With Texas Governor Rick Perry's widely expected entrance into the GOP presidential race today, so-called progressives are freaking out over his faith. Specifically, the objections revolve around his prayer rally a week ago at Houston's Reliant Stadium.
Exhibit A: Carl Medearis writes in the Huffington Post:
But here's my suggestion for the next politician that feels the need to call the nation to prayer, and wants to do so in a way that honors Jesus. Why not make the event open to people of all faiths and political persuasions? And rather than focusing on a narrow set of political concerns, why not make the focus of prayer something that Jesus actually talked about, like removing the planks from our eyes before we judge others... and loving our neighbor as ourselves?
This is completely disingenuous on the part of Medearis. The rally was open to all. Indeed, the title of the article is "Why I Didn't Attend Rick Perry's Prayer Rally." This clearly suggests that Medearis could have attended the event if he so wanted. But since he didn't attend how can he say the rally was focused "on a narrow set of political concerns" if he wasn't present to hear the message?
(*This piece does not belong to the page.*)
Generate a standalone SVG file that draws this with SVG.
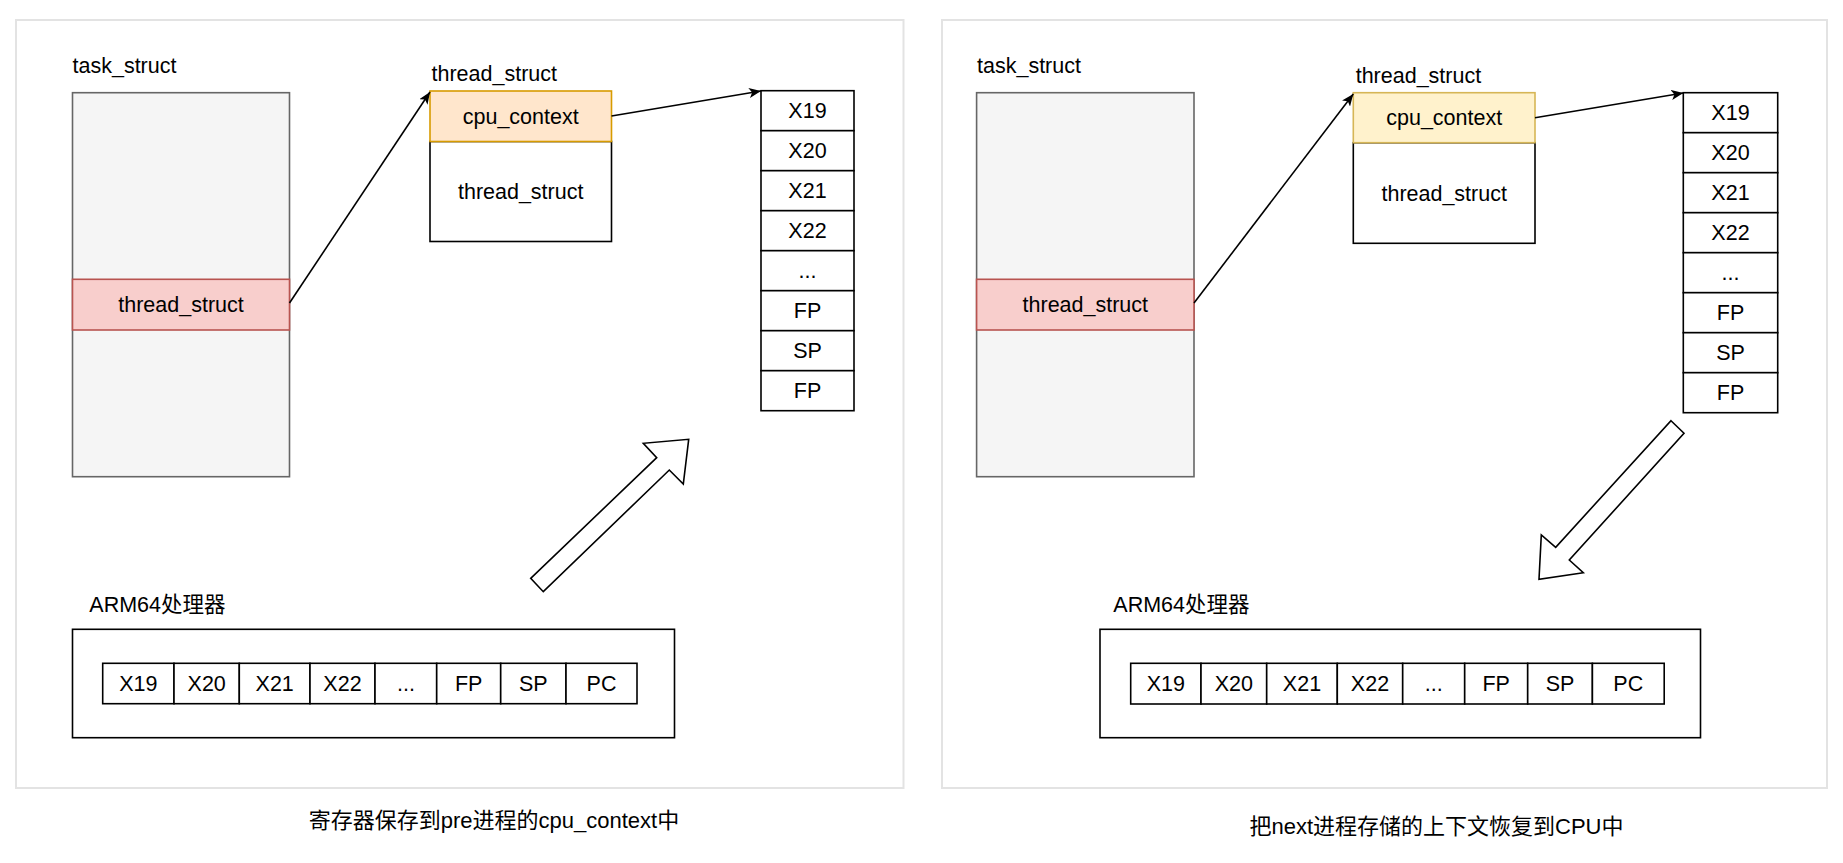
<svg xmlns="http://www.w3.org/2000/svg" width="1843" height="863" viewBox="0 0 1843 863">
<style>
text{font-family:"Liberation Sans","Noto Sans CJK SC",sans-serif;font-size:21.5px;fill:#000}
.c{text-anchor:middle}
.cap{font-size:22px}
.panel{fill:#fff;stroke:#e3e3e3;stroke-width:2}
.task{fill:#f5f5f5;stroke:#666;stroke-width:1.6}
.red{fill:#f8cecc;stroke:#b85450;stroke-width:1.6}
.orange{fill:#ffe6cc;stroke:#d79b00;stroke-width:1.6}
.yellow{fill:#fff2cc;stroke:#d6b656;stroke-width:1.6}
.box{fill:#fff;stroke:#000;stroke-width:1.6}
.edge{fill:none;stroke:#000;stroke-width:1.6}
.big{fill:#fff;stroke:#000;stroke-width:1.6;stroke-linejoin:miter}
</style>
<defs>
<marker id="arr" viewBox="0 0 12 10" refX="12" refY="5" markerWidth="12" markerHeight="10" markerUnits="userSpaceOnUse" orient="auto">
<path d="M0,0 L12,5 L0,10 L3,5 Z" fill="#000"/>
</marker>
</defs>
<rect width="1843" height="863" fill="#fff"/>

<g id="panel-left">
<rect class="panel" x="16" y="20" width="887.5" height="768"/>
</g>
<g id="panel-right">
<rect class="panel" x="942" y="20" width="885" height="768"/>
</g>

<!-- LEFT -->
<g id="task-left">
<text x="72.5" y="73">task_struct</text>
<rect class="task" x="72.5" y="92.7" width="217" height="384"/>
</g>
<g id="thread-band-left">
<rect class="red" x="72.5" y="279.3" width="217" height="50.7"/>
<text class="c" x="181" y="312">thread_struct</text>
</g>
<g id="thread-left">
<text x="431.5" y="80.5">thread_struct</text>
<rect class="box" x="430" y="141.5" width="181.5" height="100"/>
<text class="c" x="520.7" y="199">thread_struct</text>
</g>
<g id="cpuctx-left">
<rect class="orange" x="430" y="91" width="181.5" height="50.5"/>
<text class="c" x="520.7" y="124">cpu_context</text>
</g>
<g id="regcol-left">
<rect class="box" x="761" y="90.7" width="93" height="40"/>
<text class="c" x="807.5" y="118.4">X19</text>
<rect class="box" x="761" y="130.7" width="93" height="40"/>
<text class="c" x="807.5" y="158.4">X20</text>
<rect class="box" x="761" y="170.7" width="93" height="40"/>
<text class="c" x="807.5" y="198.4">X21</text>
<rect class="box" x="761" y="210.7" width="93" height="40"/>
<text class="c" x="807.5" y="238.4">X22</text>
<rect class="box" x="761" y="250.7" width="93" height="40"/>
<text class="c" x="807.5" y="278.4">...</text>
<rect class="box" x="761" y="290.7" width="93" height="40"/>
<text class="c" x="807.5" y="318.4">FP</text>
<rect class="box" x="761" y="330.7" width="93" height="40"/>
<text class="c" x="807.5" y="358.4">SP</text>
<rect class="box" x="761" y="370.7" width="93" height="40"/>
<text class="c" x="807.5" y="398.4">FP</text>
</g>
<g id="cpu-left">
<text x="89.3" y="611.7">ARM64处理器</text>
<rect class="box" x="72.5" y="629.3" width="602" height="108.4"/>
<rect class="box" x="102.7" y="663.3" width="71.3" height="40.4"/>
<text class="c" x="138.4" y="691">X19</text>
<rect class="box" x="174" y="663.3" width="65.3" height="40.4"/>
<text class="c" x="206.7" y="691">X20</text>
<rect class="box" x="239.3" y="663.3" width="70.7" height="40.4"/>
<text class="c" x="274.7" y="691">X21</text>
<rect class="box" x="310" y="663.3" width="65" height="40.4"/>
<text class="c" x="342.5" y="691">X22</text>
<rect class="box" x="375" y="663.3" width="61.7" height="40.4"/>
<text class="c" x="405.9" y="691">...</text>
<rect class="box" x="436.7" y="663.3" width="64" height="40.4"/>
<text class="c" x="468.7" y="691">FP</text>
<rect class="box" x="500.7" y="663.3" width="65.3" height="40.4"/>
<text class="c" x="533.3" y="691">SP</text>
<rect class="box" x="566" y="663.3" width="71" height="40.4"/>
<text class="c" x="601.5" y="691">PC</text>
</g>
<g id="caption-left">
<text class="c cap" x="494" y="827.5">寄存器保存到pre进程的cpu_context中</text>
</g>

<!-- RIGHT -->
<g id="task-right">
<text x="977" y="73">task_struct</text>
<rect class="task" x="976.6" y="92.7" width="217.4" height="384"/>
</g>
<g id="thread-band-right">
<rect class="red" x="976.6" y="279.3" width="217.4" height="50.7"/>
<text class="c" x="1085.3" y="312">thread_struct</text>
</g>
<g id="thread-right">
<text x="1355.7" y="83.3">thread_struct</text>
<rect class="box" x="1353.3" y="142.7" width="181.7" height="100.6"/>
<text class="c" x="1444.2" y="200.5">thread_struct</text>
</g>
<g id="cpuctx-right">
<rect class="yellow" x="1353.3" y="92.7" width="181.7" height="50"/>
<text class="c" x="1444.2" y="125.2">cpu_context</text>
</g>
<g id="regcol-right">
<rect class="box" x="1683.3" y="92.7" width="94.4" height="40"/>
<text class="c" x="1730.5" y="120.4">X19</text>
<rect class="box" x="1683.3" y="132.7" width="94.4" height="40"/>
<text class="c" x="1730.5" y="160.4">X20</text>
<rect class="box" x="1683.3" y="172.7" width="94.4" height="40"/>
<text class="c" x="1730.5" y="200.4">X21</text>
<rect class="box" x="1683.3" y="212.7" width="94.4" height="40"/>
<text class="c" x="1730.5" y="240.4">X22</text>
<rect class="box" x="1683.3" y="252.7" width="94.4" height="40"/>
<text class="c" x="1730.5" y="280.4">...</text>
<rect class="box" x="1683.3" y="292.7" width="94.4" height="40"/>
<text class="c" x="1730.5" y="320.4">FP</text>
<rect class="box" x="1683.3" y="332.7" width="94.4" height="40"/>
<text class="c" x="1730.5" y="360.4">SP</text>
<rect class="box" x="1683.3" y="372.7" width="94.4" height="40"/>
<text class="c" x="1730.5" y="400.4">FP</text>
</g>
<g id="cpu-right">
<text x="1113.3" y="612.3">ARM64处理器</text>
<rect class="box" x="1100" y="629.3" width="600.5" height="108.4"/>
<rect class="box" x="1130.7" y="663.3" width="70.3" height="40.7"/>
<text class="c" x="1165.9" y="691.2">X19</text>
<rect class="box" x="1201" y="663.3" width="65.7" height="40.7"/>
<text class="c" x="1233.9" y="691.2">X20</text>
<rect class="box" x="1266.7" y="663.3" width="70.6" height="40.7"/>
<text class="c" x="1302" y="691.2">X21</text>
<rect class="box" x="1337.3" y="663.3" width="65.4" height="40.7"/>
<text class="c" x="1370" y="691.2">X22</text>
<rect class="box" x="1402.7" y="663.3" width="62" height="40.7"/>
<text class="c" x="1433.7" y="691.2">...</text>
<rect class="box" x="1464.7" y="663.3" width="63" height="40.7"/>
<text class="c" x="1496.2" y="691.2">FP</text>
<rect class="box" x="1527.7" y="663.3" width="64.7" height="40.7"/>
<text class="c" x="1560" y="691.2">SP</text>
<rect class="box" x="1592.4" y="663.3" width="71.8" height="40.7"/>
<text class="c" x="1628.3" y="691.2">PC</text>
</g>
<g id="caption-right">
<text class="c cap" x="1436.5" y="834">把next进程存储的上下文恢复到CPU中</text>
</g>

<g id="connectors">
<line class="edge" x1="289.5" y1="303" x2="430" y2="92" marker-end="url(#arr)"/>
<line class="edge" x1="611.5" y1="116" x2="761" y2="91" marker-end="url(#arr)"/>
<line class="edge" x1="1194" y1="303" x2="1353.3" y2="94" marker-end="url(#arr)"/>
<line class="edge" x1="1535" y1="117.7" x2="1683.3" y2="93" marker-end="url(#arr)"/>
<polygon class="big" points="530.7,578.3 656.7,457.7 643.3,443.3 688.7,439.3 683.3,484 669.3,470 543.3,591.7"/>
<polygon class="big" points="1671,420.7 1684,433.3 1569.3,560 1583.3,572.7 1539,579.3 1541.3,535 1555.7,547.3"/>
</g>
</svg>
Exhibit B: In a piece titled, "Rick Perry and the scandal of prayer," Paula Kirby of the Washington Post begins her piece by writing, "Rick Perry embodies the tragedy and the scandal of the modern United States." It gets better:
And as I see it, no person who dares to think of himself as educated or civilized - let alone as worthy to be the potential leader of the developed world - has any business surrendering himself to a fictional fairy godfather.
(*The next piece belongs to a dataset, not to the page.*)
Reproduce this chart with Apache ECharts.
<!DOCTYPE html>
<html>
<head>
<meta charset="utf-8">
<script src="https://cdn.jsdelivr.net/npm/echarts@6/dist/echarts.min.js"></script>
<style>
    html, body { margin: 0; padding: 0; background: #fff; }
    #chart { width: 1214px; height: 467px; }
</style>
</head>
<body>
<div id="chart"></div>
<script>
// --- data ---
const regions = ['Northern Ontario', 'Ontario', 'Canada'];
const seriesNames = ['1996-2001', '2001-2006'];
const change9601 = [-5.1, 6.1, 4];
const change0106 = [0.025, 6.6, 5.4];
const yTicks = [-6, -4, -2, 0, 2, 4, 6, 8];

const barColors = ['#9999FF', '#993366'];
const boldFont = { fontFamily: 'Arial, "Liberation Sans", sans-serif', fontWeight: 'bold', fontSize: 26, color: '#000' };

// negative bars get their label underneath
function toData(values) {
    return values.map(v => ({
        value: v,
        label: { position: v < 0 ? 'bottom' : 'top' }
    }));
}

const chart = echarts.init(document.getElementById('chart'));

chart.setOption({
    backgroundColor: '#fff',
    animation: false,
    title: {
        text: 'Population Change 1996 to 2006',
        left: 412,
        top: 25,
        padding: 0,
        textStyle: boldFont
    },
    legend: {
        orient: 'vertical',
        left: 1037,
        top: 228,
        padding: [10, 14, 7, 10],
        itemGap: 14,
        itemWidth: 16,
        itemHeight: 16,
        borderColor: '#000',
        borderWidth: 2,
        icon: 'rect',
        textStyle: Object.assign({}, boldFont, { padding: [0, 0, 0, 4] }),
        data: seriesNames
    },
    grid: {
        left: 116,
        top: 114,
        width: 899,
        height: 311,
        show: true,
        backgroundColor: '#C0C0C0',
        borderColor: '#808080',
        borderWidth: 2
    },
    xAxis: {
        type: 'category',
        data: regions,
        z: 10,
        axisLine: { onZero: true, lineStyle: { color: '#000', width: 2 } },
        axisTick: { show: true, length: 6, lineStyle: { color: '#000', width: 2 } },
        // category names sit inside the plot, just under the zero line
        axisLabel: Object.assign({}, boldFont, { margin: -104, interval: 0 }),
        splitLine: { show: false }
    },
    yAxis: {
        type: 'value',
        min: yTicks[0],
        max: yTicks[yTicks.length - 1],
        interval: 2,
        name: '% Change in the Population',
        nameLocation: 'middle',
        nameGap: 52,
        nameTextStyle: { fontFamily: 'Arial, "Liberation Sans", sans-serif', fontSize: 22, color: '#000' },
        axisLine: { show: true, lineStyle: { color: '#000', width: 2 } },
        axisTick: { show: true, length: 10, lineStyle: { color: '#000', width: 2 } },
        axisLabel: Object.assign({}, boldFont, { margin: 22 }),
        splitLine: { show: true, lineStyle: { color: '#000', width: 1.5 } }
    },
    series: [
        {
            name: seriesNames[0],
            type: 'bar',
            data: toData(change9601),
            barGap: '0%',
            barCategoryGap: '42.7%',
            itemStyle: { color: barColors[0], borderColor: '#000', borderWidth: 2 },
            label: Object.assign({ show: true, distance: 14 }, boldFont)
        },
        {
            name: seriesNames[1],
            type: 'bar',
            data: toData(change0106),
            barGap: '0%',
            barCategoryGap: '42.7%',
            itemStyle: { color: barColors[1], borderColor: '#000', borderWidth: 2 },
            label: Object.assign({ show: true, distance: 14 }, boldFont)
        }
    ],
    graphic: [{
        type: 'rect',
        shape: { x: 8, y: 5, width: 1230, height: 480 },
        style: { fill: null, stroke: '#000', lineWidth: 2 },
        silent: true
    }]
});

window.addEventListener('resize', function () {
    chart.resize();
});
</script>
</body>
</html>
So by that reasoning I gather that Kirby also believes that Abraham Lincoln invoked "a fictional fairy godfather" a dozen times in his Second Inaugural Address?
But Kirby didn't go over the top until she wrote this paragraph:
This is what Rick Perry is proposing as the solution to America's problems: that we turn our backs on the very reasoning processes which, in reality, offer our only hope and which are the very source of human dignity; that we reject them, spurn them, cast them aside as though they were shameful and unclean. It is the equivalent of proposing that we put out an inferno by discarding our fire extinguishers; that we save the occupants of a stricken ship by sinking the lifeboats; and that before ejecting from a stalled aircraft, we should first carefully ensure that we cut the cords on our parachutes.
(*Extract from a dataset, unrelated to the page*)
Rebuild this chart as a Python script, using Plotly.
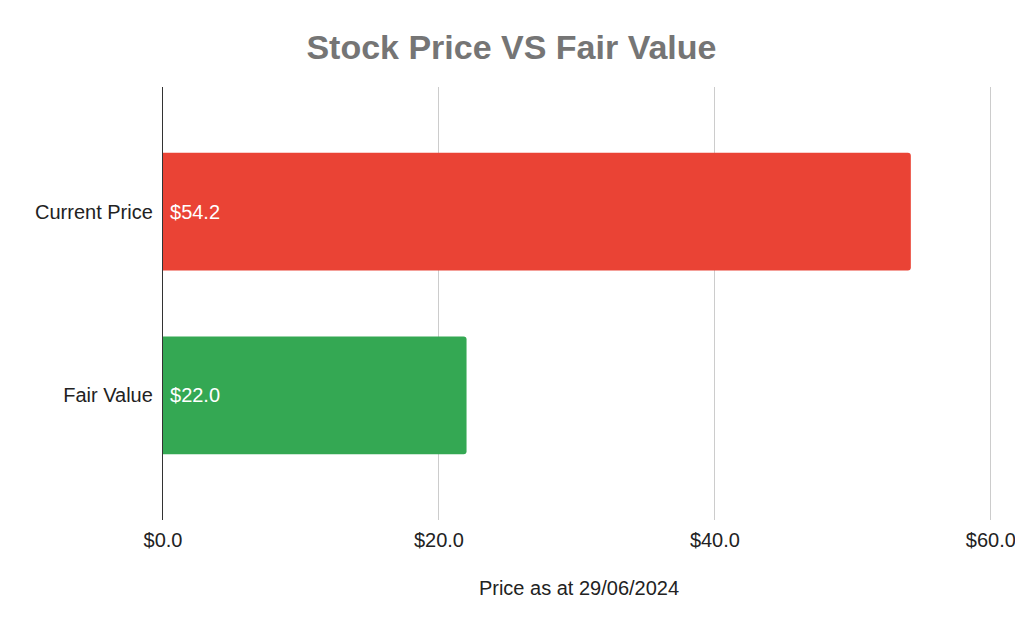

Now I don't know if I'll end up supporting Perry for the nomination. But these hysterical reactions to him and his faith certainly help his cause with me and I suspect that I am not alone in my thinking. When so-called progressives accuse Perry of not being inclusive, surrendering to a fictional fairy godfather, and abandoning reason itself it suggests they are afraid of him. Very, very afraid. They are filled with fear of the prospect that Perry could beat President Obama.